Son dönemde yaşanan ekonomik dalgalanmalar ve art arda gelen zamlar, ne yazık ki insanların alım gücünü ciddi şekilde zayıflattı. Bu durum yalnızca bireylerin günlük yaşamını değil, bizim gibi perakende sektöründe faaliyet gösteren işletmeleri de doğrudan etkiliyor. Eskiden işler çok daha farklıydı; müşterilerimizle aramızda güçlü bir güven bağı vardı. “Söz senettir” anlayışı hakimdi. Mahalle esnafı olarak tanıdığımız, bildiğimiz kişilere açık hesapla mal verebiliyor, ödemeyi haftalık ya da aylık olarak tahsil edebiliyorduk. Bu sistem yıllar boyunca sorunsuz bir şekilde işledi, çünkü karşılıklı anlayış ve dürüstlük ön plandaydı. Ancak gelinen noktada, artan maliyetler, belirsizlikler ve ödeme dengesizlikleri nedeniyle bu uygulamayı sürdürmemiz mümkün olmadı. Hem kendi ticari sürdürülebilirliğimizi koruyabilmek hem de mağazamızın ayakta kalmasını sağlayabilmek adına artık yalnızca nakit ya da kredi kartı ile satış yapabiliyoruz. Bu karar, hem bizim için hem de müşterilerimiz için kolay olmadı ama mevcut ekonomik koşullarda başka bir alternatifimiz de kalmadı. Bu yeni düzen, aslında ülke genelindeki ekonomik sıkıntıların küçük bir yansıması. Temennimiz, bir an önce ekonomik istikrarın sağlanması ve o eski güven ortamının yeniden tesis edilmesi.

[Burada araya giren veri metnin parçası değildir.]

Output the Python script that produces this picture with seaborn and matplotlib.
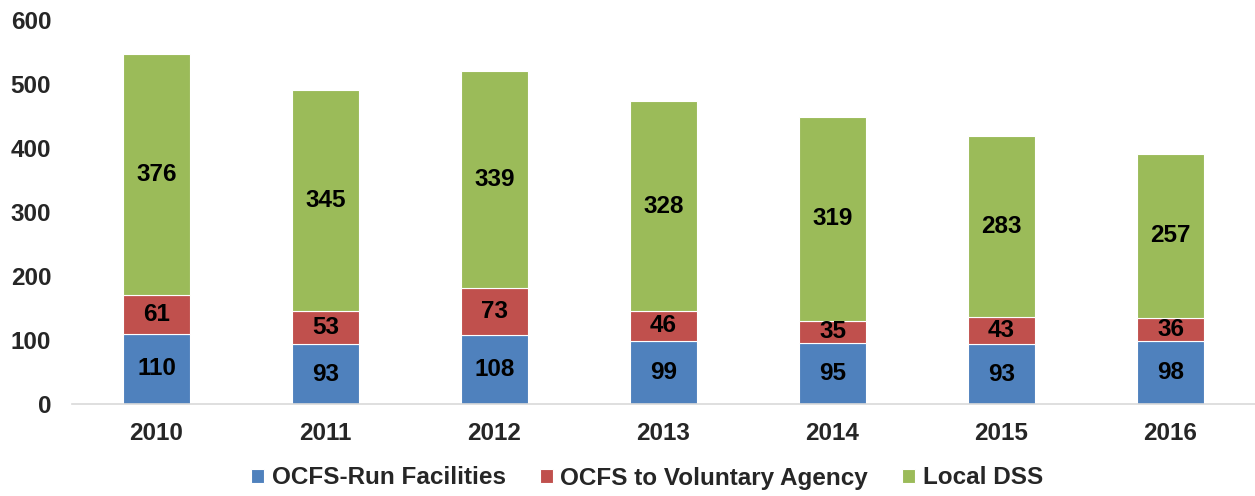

İşletmenin geleceği için planlarınız neler?
Şahsen, uzun yıllardır büyük emek vererek sürdürdüğüm bu işi bir noktada bırakmayı ve dinlenmeyi düşünüyorum. Ancak bunu yaparken içim çok da rahat, çünkü gönlümde bu bayrağı devretmek istediğim bir isim var: oğlum. Eğer o da isterse, önümüzdeki 3 ila 5 yıl içinde, işlerimi yavaş yavaş ona devretmeyi arzuluyorum. Tabii bu süre zarfında hem işin inceliklerini birlikte paylaşarak öğretmeyi, hem de zamanla sorumluluğu tamamen ona bırakmayı planlıyorum. Oğlumun genç yaşına rağmen vizyon sahibi, yeniliklere açık ve azimli bir birey olduğuna inanıyorum. Onun çağın gerekliliklerine hâkim olması, teknolojiyi yakından takip etmesi ve taze fikirler üretmesi, işimizi daha ileriye taşıyacak en büyük avantajlardan biri olacaktır. Ben yıllar boyunca edindiğim tecrübeyle bu işi bugünlere kadar getirdim; o ise genç bir beyin ve farklı bir bakış açısıyla daha da ileri götürebilir.